• Monday, December 04, 2023


India appeals to UN court to halt execution of ‘spy’ Kulbhushan Jadhav

Kulbhushan Sudhir Jadhav remains in Pakistani custody

By: Sarwaralam

India on Monday (15) appealed to the UN’s top court to order Pakistan to suspend its planned execution of an Indian national convicted of spying.

In an emergency hearing, lawyers for New Delhi urged the International Court of Justice to halt the execution of Kulbhushan Sudhir Jadhav.

Jadhav was arrested in the southwestern province of Balochistan last year and Pakistani officials claim he has confessed to spying for Indian intelligence services.

But India has denied he was a spy, and last week lodged a protest at the ICJ in The Hague accusing Pakistan of “egregious violations of the Vienna convention”.

Jadhav was “an innocent Indian national, who, incarcerated in Pakistan for more than a year on concocted charges, deprived of his rights and protection accorded under the Vienna Convention, has been held incommunicado… and faces imminent execution,” Indian lawyer Deepak Mittal told the tribunal Monday.

Pakistan has failed to respond to all Indian demands for information about the case, snubbing requests for documents including the charge sheet, and has not provided Jadhav with consular access, he said.

Islamabad has also not replied to a visa application by Jadhav’s parents seeking to travel to Pakistan to visit their son.

“All that we know is what we have seen in the media in Pakistan,” Mittal told the tribunal at the start of the day-long hearing.
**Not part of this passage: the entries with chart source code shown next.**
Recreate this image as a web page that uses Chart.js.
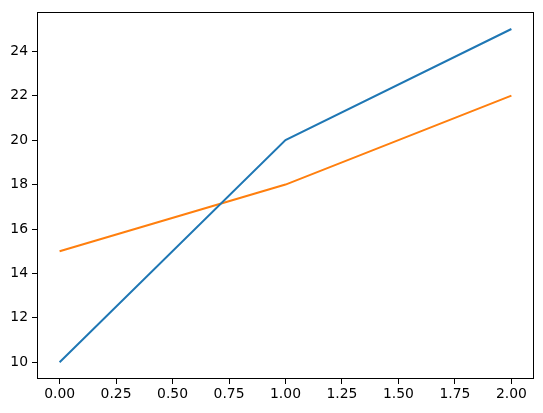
<!DOCTYPE html>
<html>
<head>
<meta charset="utf-8">
<script src="https://cdn.jsdelivr.net/npm/chart.js@4/dist/chart.umd.min.js"></script>
<style>
html,body{margin:0;padding:0;background:#fff;}
canvas{display:block;}
</style>
</head>
<body>
<canvas id="c" width="543" height="413"></canvas>
<script>
const xValues = [0, 1, 2];
const seriesA = [10, 20, 25];
const seriesB = [15, 18, 22];
const xTicks = [0, 0.25, 0.5, 0.75, 1.0, 1.25, 1.5, 1.75, 2.0];
const yTicks = [10, 12, 14, 16, 18, 20, 22, 24];

const toPoints = ys => xValues.map((x, i) => ({x: x, y: ys[i]}));

const frame = {
  id: 'frame',
  afterDraw(chart) {
    const a = chart.chartArea, ctx = chart.ctx;
    ctx.save();
    ctx.strokeStyle = '#000';
    ctx.lineWidth = 1;
    ctx.strokeRect(Math.round(a.left) + 0.5, Math.round(a.top) + 0.5,
                   Math.round(a.right - a.left) - 1, Math.round(a.bottom - a.top) - 1);
    ctx.restore();
  }
};

const font = {family: 'DejaVu Sans', size: 13.9};

new Chart(document.getElementById('c'), {
  type: 'line',
  data: {
    datasets: [
      {data: toPoints(seriesA), borderColor: '#1f77b4', borderWidth: 2, pointRadius: 0, tension: 0, fill: false},
      {data: toPoints(seriesB), borderColor: '#ff7f0e', borderWidth: 2, pointRadius: 0, tension: 0, fill: false}
    ]
  },
  options: {
    responsive: false,
    animation: false,
    layout: {padding: {left: 0, right: 9, top: 10, bottom: 0}},
    plugins: {legend: {display: false}, tooltip: {enabled: false}},
    scales: {
      x: {
        type: 'linear', min: -0.1, max: 2.1,
        afterBuildTicks: s => { s.ticks = xTicks.map(v => ({value: v})); },
        afterFit: s => { s.height = 34; },
        border: {display: false},
        grid: {drawOnChartArea: false, tickLength: 5, color: '#000', tickColor: '#000'},
        ticks: {color: '#000', font: font, padding: 2, maxRotation: 0, autoSkip: false,
                callback: v => v.toFixed(2)}
      },
      y: {
        type: 'linear', min: 9.25, max: 25.75,
        afterBuildTicks: s => { s.ticks = yTicks.map(v => ({value: v})); },
        afterFit: s => { s.width = 37; },
        border: {display: false},
        grid: {drawOnChartArea: false, tickLength: 5, color: '#000', tickColor: '#000'},
        ticks: {color: '#000', font: font, padding: 4, autoSkip: false,
                callback: v => String(v)}
      }
    }
  },
  plugins: [frame]
});
</script>
</body>
</html>
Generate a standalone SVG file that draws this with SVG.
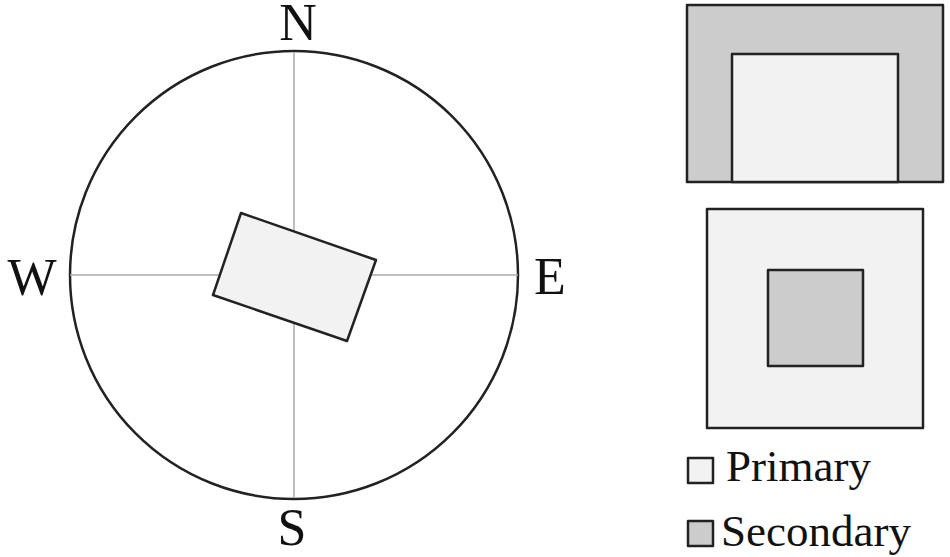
<svg xmlns="http://www.w3.org/2000/svg" width="950" height="557" viewBox="0 0 950 557">
<style>
.lbl{font-family:"Liberation Serif","Times New Roman",serif;fill:#111;}
.cmp{font-size:52px;text-anchor:middle;}
.leg{font-size:45px;}
.ol{stroke:#222;stroke-width:2.5;stroke-linejoin:round;}
.pri{fill:#f2f2f2;}
.sec{fill:#cccccc;}
.axis{stroke:#aaaaaa;stroke-width:1.5;fill:none;}
</style>
<rect width="950" height="557" fill="#ffffff"/>
<g id="compass">
<circle cx="294" cy="275" r="224" fill="none" stroke="#222" stroke-width="2.5"/>
<g id="axes">
<line class="axis" x1="294" y1="52" x2="294" y2="498"/>
<line class="axis" x1="70" y1="275" x2="518" y2="275"/>
</g>
<polygon id="building" class="ol pri" points="241,213 376,260 347,341 213,295"/>
<text class="lbl cmp" x="298" y="40">N</text>
<text class="lbl cmp" x="32" y="295">W</text>
<text class="lbl cmp" x="550" y="294">E</text>
<text class="lbl cmp" x="292" y="545">S</text>
</g>
<g id="plan-top">
<rect class="ol sec" x="687" y="5" width="256" height="177"/>
<rect class="ol pri" x="732" y="54" width="166" height="128"/>
</g>
<g id="plan-bottom">
<rect class="ol pri" x="707" y="209" width="216" height="219"/>
<rect class="ol sec" x="768" y="270" width="95" height="96"/>
</g>
<g id="legend">
<rect class="ol pri" x="688" y="458" width="25" height="25" stroke-width="2"/>
<text class="lbl leg" x="726" y="481">Primary</text>
<rect class="ol sec" x="688" y="521" width="25" height="25" stroke-width="2"/>
<text class="lbl leg" x="721" y="546">Secondary</text>
</g>
</svg>
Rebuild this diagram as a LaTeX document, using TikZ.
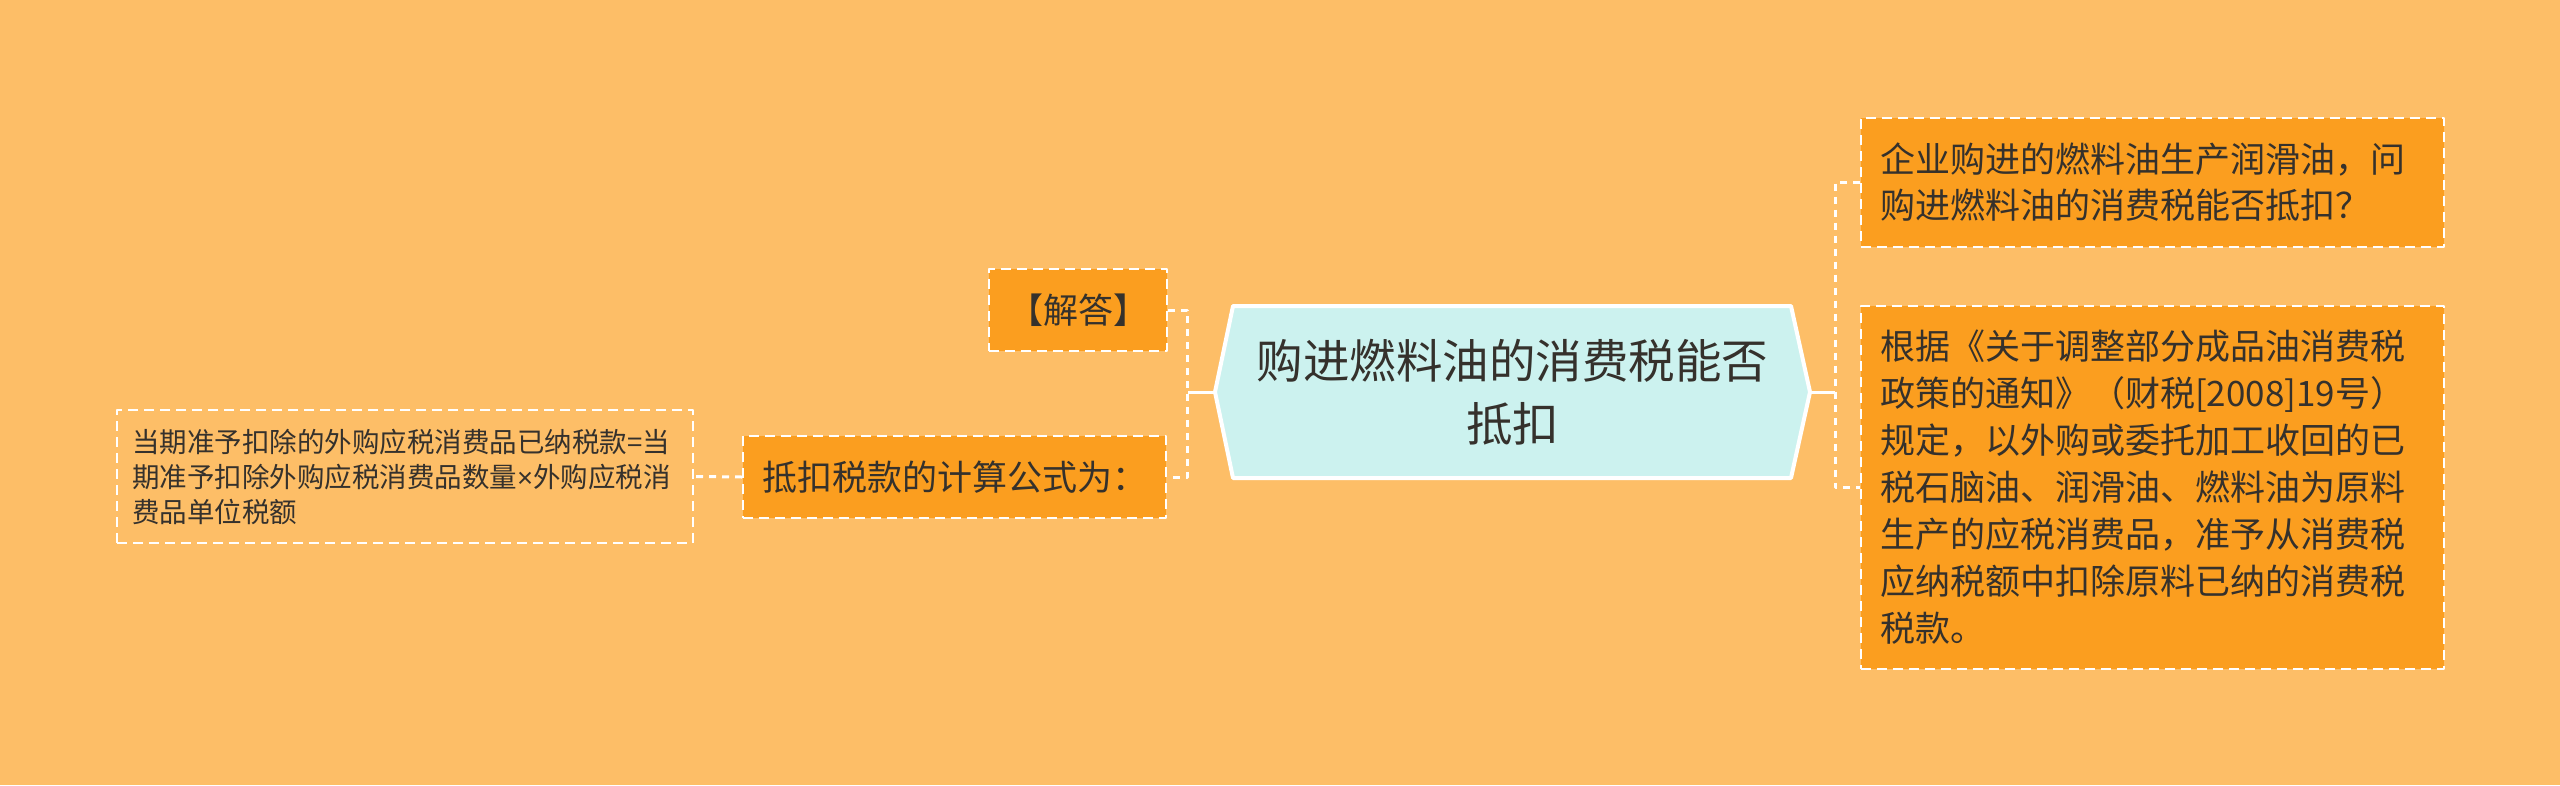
\documentclass[tikz,border=0pt]{standalone}
\usepackage{fontspec}
\setmainfont{Noto Sans CJK SC}
\newfontfamily\latinfont{Liberation Sans}
\definecolor{paper}{HTML}{FDBE67}
\definecolor{boxorange}{HTML}{FB9E1F}
\definecolor{topicfill}{HTML}{CCF2EF}
\definecolor{ink}{HTML}{35312C}
\begin{document}
\begin{tikzpicture}[x=1pt, y=-1pt, line join=round, text=ink,
  box/.style={fill=boxorange, draw=white, dash pattern=on 10pt off 6pt, line width=2pt,
    inner xsep=19pt, inner ysep=0pt, font=\fontsize{35pt}{46pt}\selectfont},
  note/.style={box, align=left, text width=545pt},
  leaf/.style={draw=white, dash pattern=on 10pt off 6pt, line width=2pt, align=left,
    inner xsep=15pt, text width=546pt, minimum height=133pt,
    font=\fontsize{27.5pt}{35pt}\selectfont},
  topic/.style={align=center, minimum width=595pt, minimum height=172pt,
    font=\fontsize{46.5pt}{63pt}\selectfont},
  link/.style={draw=white, line width=3pt},
  dlink/.style={link, dash pattern=on 7pt off 6pt}]
\useasboundingbox (0,0) rectangle (2560,785);
\fill[paper] (0,0) rectangle (2560,785);
% centre topic
\filldraw[fill=topicfill, draw=white, line width=4pt]
  (1215,392) -- (1233,306) -- (1791,306) -- (1810,392) -- (1791,478) -- (1233,478) -- cycle;
\node[topic] (topic) at (1512.5,392) {购进燃料油的消费税能否\\抵扣};
% left side
\node[box, minimum height=82pt, anchor=north west] (ans) at (988,268) {【解答】};
\node[box, minimum height=82pt, anchor=north west] (calc) at (742,435) {抵扣税款的计算公式为：};
\node[leaf, anchor=north west] (formula) at (116,409)
  {当期准予扣除的外购应税消费品已纳税款=当\\期准予扣除外购应税消费品数量{\latinfont ×}外购应税消\\费品单位税额};
% right side
\node[note, minimum height=129pt, anchor=north west] (quest) at (1860,117)
  {企业购进的燃料油生产润滑油，问\\购进燃料油的消费税能否抵扣？};
\node[note, minimum height=363pt, anchor=north west, font=\fontsize{35pt}{47pt}\selectfont] (basis) at (1860,305)
  {根据《关于调整部分成品油消费税\\政策的通知》（财税[2008]19号）\\规定，以外购或委托加工收回的已\\税石脑油、润滑油、燃料油为原料\\生产的应税消费品，准予从消费税\\应纳税额中扣除原料已纳的消费税\\税款。};
% connectors
\draw[link] (topic.west) -- ++(-27,0) coordinate (lfork);
\draw[dlink] (ans.east) -| (lfork) |- (calc.east);
\draw[dlink] (calc.west) -- (formula.east);
\draw[link] (topic.east) -- ++(25,0) coordinate (rfork);
\draw[dlink] (quest.west) -| (rfork) |- (basis.west);
\end{tikzpicture}
\end{document}
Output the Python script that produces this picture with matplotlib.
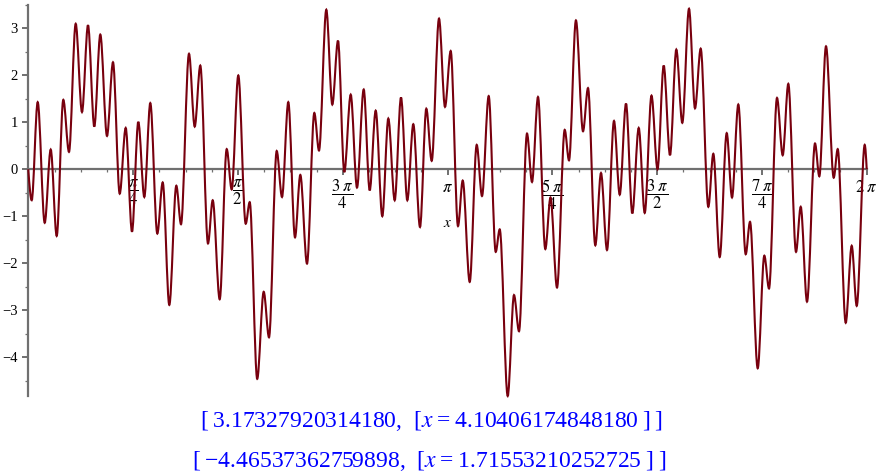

“India believes that the farcical nature of the proceedings and unjust trial by a Pakistan military court… has led to a serious miscarriage of justice.”

Jadhav “has been denied the right to be defended by a legal counsel of his choice,” he added.

India is seeking the immediate suspension of the death sentence against Jadhav who it claims was ‘kidnapped from Iran, where he was carrying on business after retiring from the Indian Navy’,” according to court documents.

New Delhi ultimately wants the tribunal to order Islamabad to annul the sentence.

It also wants the ICJ, set up in 1945 to rule on disputes between nations in accordance with international law, to declare that the Pakistani military court violated the Vienna Convention by imposing a death sentence on Jadhav and broke human rights laws.

Pakistan will present its arguments to the afternoon session.

Nuclear archrivals India and Pakistan routinely accuse one another of sending spies into their countries, and it is not uncommon for either nation to expel diplomats accused of espionage, particularly at times of high tension.

But death sentences have rarely been issued in recent years.